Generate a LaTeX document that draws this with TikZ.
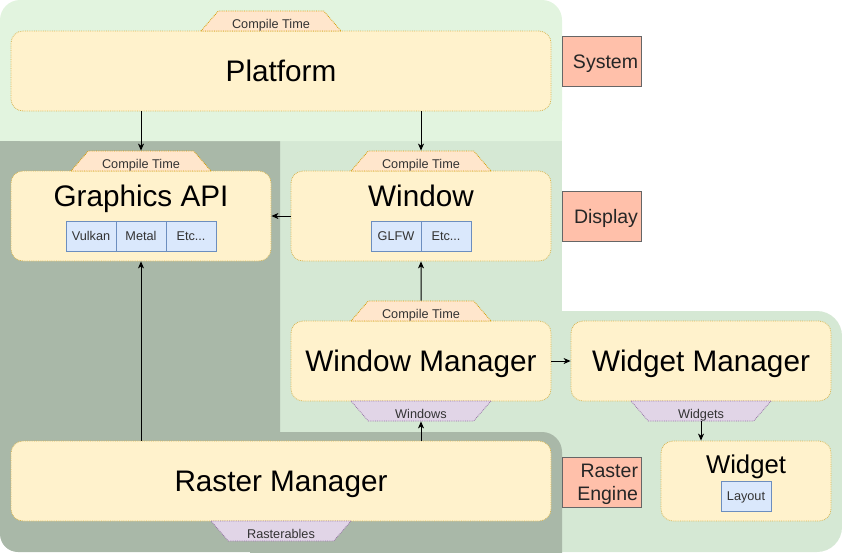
\documentclass[tikz,border=0pt]{standalone}
\usepackage{fontspec}
\setmainfont{Liberation Sans}
\usetikzlibrary{positioning,shapes.geometric,arrows.meta}

\definecolor{sysfill}{HTML}{E2F4DF}
\definecolor{dispfill}{HTML}{D5E8D4}
\definecolor{rastfill}{HTML}{A9B8A8}
\definecolor{boxfill}{HTML}{FFF2CC}
\definecolor{boxline}{HTML}{D6B656}
\definecolor{ctfill}{HTML}{FFE6CC}
\definecolor{ctline}{HTML}{D79B00}
\definecolor{purpfill}{HTML}{E1D5E7}
\definecolor{purpline}{HTML}{9673A6}
\definecolor{libfill}{HTML}{DAE8FC}
\definecolor{libline}{HTML}{6C8EBF}
\definecolor{tagfill}{HTML}{FFC0AA}
\definecolor{tagline}{HTML}{666666}

\newcommand{\fsTitle}{\fontsize{29.7}{35}\selectfont}
\newcommand{\fsWidget}{\fontsize{25.7}{30}\selectfont}
\newcommand{\fsTab}{\fontsize{12.7}{15}\selectfont}
\newcommand{\fsTag}{\fontsize{19.5}{23}\selectfont}

\tikzset{
	component/.style={draw=boxline, fill=boxfill, densely dotted, line width=0.8pt, rounded corners=12pt, inner sep=0pt},
	title/.style={font=\fsTitle, inner sep=0pt, anchor=base},
	lib/.style={draw=libline, fill=libfill, line width=0.8pt, minimum width=50pt, minimum height=30pt, inner sep=0pt, text height=9.3pt, text depth=0pt, font=\fsTab, text=black!80},
	ctab/.style={shape=trapezium, trapezium left angle=39, trapezium right angle=39, trapezium stretches body=true, minimum width=140pt, minimum height=20pt, inner sep=0pt, text height=14pt, text depth=0pt, draw=ctline, fill=ctfill, densely dotted, line width=0.8pt, font=\fsTab, text=black!80},
	otab/.style={ctab, shape border rotate=180, draw=purpline, fill=purpfill},
	layer/.style={draw=tagline, fill=tagfill, line width=0.8pt, minimum width=79pt, minimum height=50pt, inner xsep=3pt, inner ysep=0pt, text width=73pt, align=right, text height=14pt, text depth=0pt, font=\fsTag, text=black!85},
	link/.style={-{Stealth[length=7pt, width=6pt, inset=2pt]}, line width=1pt, black}
}

\begin{document}
\begin{tikzpicture}[x=1pt, y=-1pt]
	\useasboundingbox (0,0) rectangle (842,552);

	% Areas:
	\fill[dispfill] (280,141) rectangle (562,552);
	\fill[dispfill, rounded corners=25pt] (500,311) rectangle (842,552);
	\fill[rastfill, rounded corners=18pt] (0,100) rectangle (280,552);
	\fill[rastfill, rounded corners=20pt] (250,432) rectangle (562,600);
	\fill[sysfill, rounded corners=20pt] (0,0) rectangle (562,141);
	\fill[sysfill] (0,100) rectangle (562,141);

	% Components:
	\node[component, minimum width=540pt, minimum height=80pt] (plat) at (281,71) {};
	\node[component, minimum width=260pt, minimum height=90pt] (gapi) at (141,216) {};
	\node[component, minimum width=260pt, minimum height=90pt] (win) at (421,216) {};
	\node[component, minimum width=260pt, minimum height=80pt] (wmgr) at (421,361) {};
	\node[component, minimum width=260pt, minimum height=80pt] (wdgmgr) at (701,361) {};
	\node[component, minimum width=170pt, minimum height=80pt] (wdg) at (746,481) {};
	\node[component, minimum width=540pt, minimum height=80pt] (rmgr) at (281,481) {};

	% Titles:
	\node[title] (platT) at (281,81.5) {Platform};
	\node[title] (gapiT) at (141,206.5) {Graphics API};
	\node[title] (winT) at (421,206.5) {Window};
	\node[title] (wmgrT) at (421,371.5) {Window Manager};
	\node[title] (wdgmgrT) at (701,371.5) {Widget Manager};
	\node[title] (rmgrT) at (281,491.5) {Raster Manager};
	\node[title, font=\fsWidget] (wdgT) at (746,473) {Widget};

	% Back ends:
	\node[lib] (vulkan) at (91,236) {Vulkan};
	\node[lib] (metal) at (141,236) {Metal};
	\node[lib] (gapiEtc) at (191,236) {Etc...};
	\node[lib] (glfw) at (396,236) {GLFW};
	\node[lib] (winEtc) at (446,236) {Etc...};
	\node[lib] (layout) at (746,496) {Layout};

	% Tabs:
	\node[ctab] (platCT) at (271,21) {Compile Time};
	\node[ctab] (gapiCT) at (141,161) {Compile Time};
	\node[ctab] (winCT) at (421,161) {Compile Time};
	\node[ctab] (wmgrCT) at (421,311) {Compile Time};
	\node[otab] (wmgrOut) at (421,411) {Windows};
	\node[otab] (wdgmgrOut) at (701,411) {Widgets};
	\node[otab] (rmgrOut) at (281,531) {Rasterables};

	% Layers:
	\node[layer] (sys) at (601.5,61) {System};
	\node[layer] (disp) at (601.5,216) {Display};
	\node[layer, text depth=23pt] (rast) at (601.5,482) {Raster\\Engine};

	% Lines:
	\draw[link] (plat.south -| gapiCT.north) -- (gapiCT.north);
	\draw[link] (plat.south -| winCT.north) -- (winCT.north);
	\draw[link] (win.west) -- (gapi.east);
	\draw[link] (wmgrCT.north) -- (win.south);
	\draw[link] (rmgr.north -| gapi.south) -- (gapi.south);
	\draw[link] (rmgr.north -| wmgrOut.center) -- (wmgrOut.top side);
	\draw[link] (wmgr.east) -- (wdgmgr.west);
	\draw[link] (wdgmgrOut.top side) -- (wdgmgrOut.top side |- wdg.north);

\end{tikzpicture}
\end{document}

+-------+

* **Exercise instructions**: Give the material again exactly as it is, but keep the pictures out.

* **Written answer**:
Generate a LaTeX document that draws this with TikZ.
\documentclass[tikz,border=0pt]{standalone}
\usepackage{fontspec}
\setmainfont{Liberation Sans}
\usetikzlibrary{positioning,shapes.geometric,arrows.meta}

\definecolor{sysfill}{HTML}{E2F4DF}
\definecolor{dispfill}{HTML}{D5E8D4}
\definecolor{rastfill}{HTML}{A9B8A8}
\definecolor{boxfill}{HTML}{FFF2CC}
\definecolor{boxline}{HTML}{D6B656}
\definecolor{ctfill}{HTML}{FFE6CC}
\definecolor{ctline}{HTML}{D79B00}
\definecolor{purpfill}{HTML}{E1D5E7}
\definecolor{purpline}{HTML}{9673A6}
\definecolor{libfill}{HTML}{DAE8FC}
\definecolor{libline}{HTML}{6C8EBF}
\definecolor{tagfill}{HTML}{FFC0AA}
\definecolor{tagline}{HTML}{666666}

\newcommand{\fsTitle}{\fontsize{29.7}{35}\selectfont}
\newcommand{\fsWidget}{\fontsize{25.7}{30}\selectfont}
\newcommand{\fsTab}{\fontsize{12.7}{15}\selectfont}
\newcommand{\fsTag}{\fontsize{19.5}{23}\selectfont}

\tikzset{
	component/.style={draw=boxline, fill=boxfill, densely dotted, line width=0.8pt, rounded corners=12pt, inner sep=0pt},
	title/.style={font=\fsTitle, inner sep=0pt, anchor=base},
	lib/.style={draw=libline, fill=libfill, line width=0.8pt, minimum width=50pt, minimum height=30pt, inner sep=0pt, text height=9.3pt, text depth=0pt, font=\fsTab, text=black!80},
	ctab/.style={shape=trapezium, trapezium left angle=39, trapezium right angle=39, trapezium stretches body=true, minimum width=140pt, minimum height=20pt, inner sep=0pt, text height=14pt, text depth=0pt, draw=ctline, fill=ctfill, densely dotted, line width=0.8pt, font=\fsTab, text=black!80},
	otab/.style={ctab, shape border rotate=180, draw=purpline, fill=purpfill},
	layer/.style={draw=tagline, fill=tagfill, line width=0.8pt, minimum width=79pt, minimum height=50pt, inner xsep=3pt, inner ysep=0pt, text width=73pt, align=right, text height=14pt, text depth=0pt, font=\fsTag, text=black!85},
	link/.style={-{Stealth[length=7pt, width=6pt, inset=2pt]}, line width=1pt, black}
}

\begin{document}
\begin{tikzpicture}[x=1pt, y=-1pt]
	\useasboundingbox (0,0) rectangle (842,552);

	% Areas:
	\fill[dispfill] (280,141) rectangle (562,552);
	\fill[dispfill, rounded corners=25pt] (500,311) rectangle (842,552);
	\fill[rastfill, rounded corners=18pt] (0,100) rectangle (280,552);
	\fill[rastfill, rounded corners=20pt] (250,432) rectangle (562,600);
	\fill[sysfill, rounded corners=20pt] (0,0) rectangle (562,141);
	\fill[sysfill] (0,100) rectangle (562,141);

	% Components:
	\node[component, minimum width=540pt, minimum height=80pt] (plat) at (281,71) {};
	\node[component, minimum width=260pt, minimum height=90pt] (gapi) at (141,216) {};
	\node[component, minimum width=260pt, minimum height=90pt] (win) at (421,216) {};
	\node[component, minimum width=260pt, minimum height=80pt] (wmgr) at (421,361) {};
	\node[component, minimum width=260pt, minimum height=80pt] (wdgmgr) at (701,361) {};
	\node[component, minimum width=170pt, minimum height=80pt] (wdg) at (746,481) {};
	\node[component, minimum width=540pt, minimum height=80pt] (rmgr) at (281,481) {};

	% Titles:
	\node[title] (platT) at (281,81.5) {Platform};
	\node[title] (gapiT) at (141,206.5) {Graphics API};
	\node[title] (winT) at (421,206.5) {Window};
	\node[title] (wmgrT) at (421,371.5) {Window Manager};
	\node[title] (wdgmgrT) at (701,371.5) {Widget Manager};
	\node[title] (rmgrT) at (281,491.5) {Raster Manager};
	\node[title, font=\fsWidget] (wdgT) at (746,473) {Widget};

	% Back ends:
	\node[lib] (vulkan) at (91,236) {Vulkan};
	\node[lib] (metal) at (141,236) {Metal};
	\node[lib] (gapiEtc) at (191,236) {Etc...};
	\node[lib] (glfw) at (396,236) {GLFW};
	\node[lib] (winEtc) at (446,236) {Etc...};
	\node[lib] (layout) at (746,496) {Layout};

	% Tabs:
	\node[ctab] (platCT) at (271,21) {Compile Time};
	\node[ctab] (gapiCT) at (141,161) {Compile Time};
	\node[ctab] (winCT) at (421,161) {Compile Time};
	\node[ctab] (wmgrCT) at (421,311) {Compile Time};
	\node[otab] (wmgrOut) at (421,411) {Windows};
	\node[otab] (wdgmgrOut) at (701,411) {Widgets};
	\node[otab] (rmgrOut) at (281,531) {Rasterables};

	% Layers:
	\node[layer] (sys) at (601.5,61) {System};
	\node[layer] (disp) at (601.5,216) {Display};
	\node[layer, text depth=23pt] (rast) at (601.5,482) {Raster\\Engine};

	% Lines:
	\draw[link] (plat.south -| gapiCT.north) -- (gapiCT.north);
	\draw[link] (plat.south -| winCT.north) -- (winCT.north);
	\draw[link] (win.west) -- (gapi.east);
	\draw[link] (wmgrCT.north) -- (win.south);
	\draw[link] (rmgr.north -| gapi.south) -- (gapi.south);
	\draw[link] (rmgr.north -| wmgrOut.center) -- (wmgrOut.top side);
	\draw[link] (wmgr.east) -- (wdgmgr.west);
	\draw[link] (wdgmgrOut.top side) -- (wdgmgrOut.top side |- wdg.north);

\end{tikzpicture}
\end{document}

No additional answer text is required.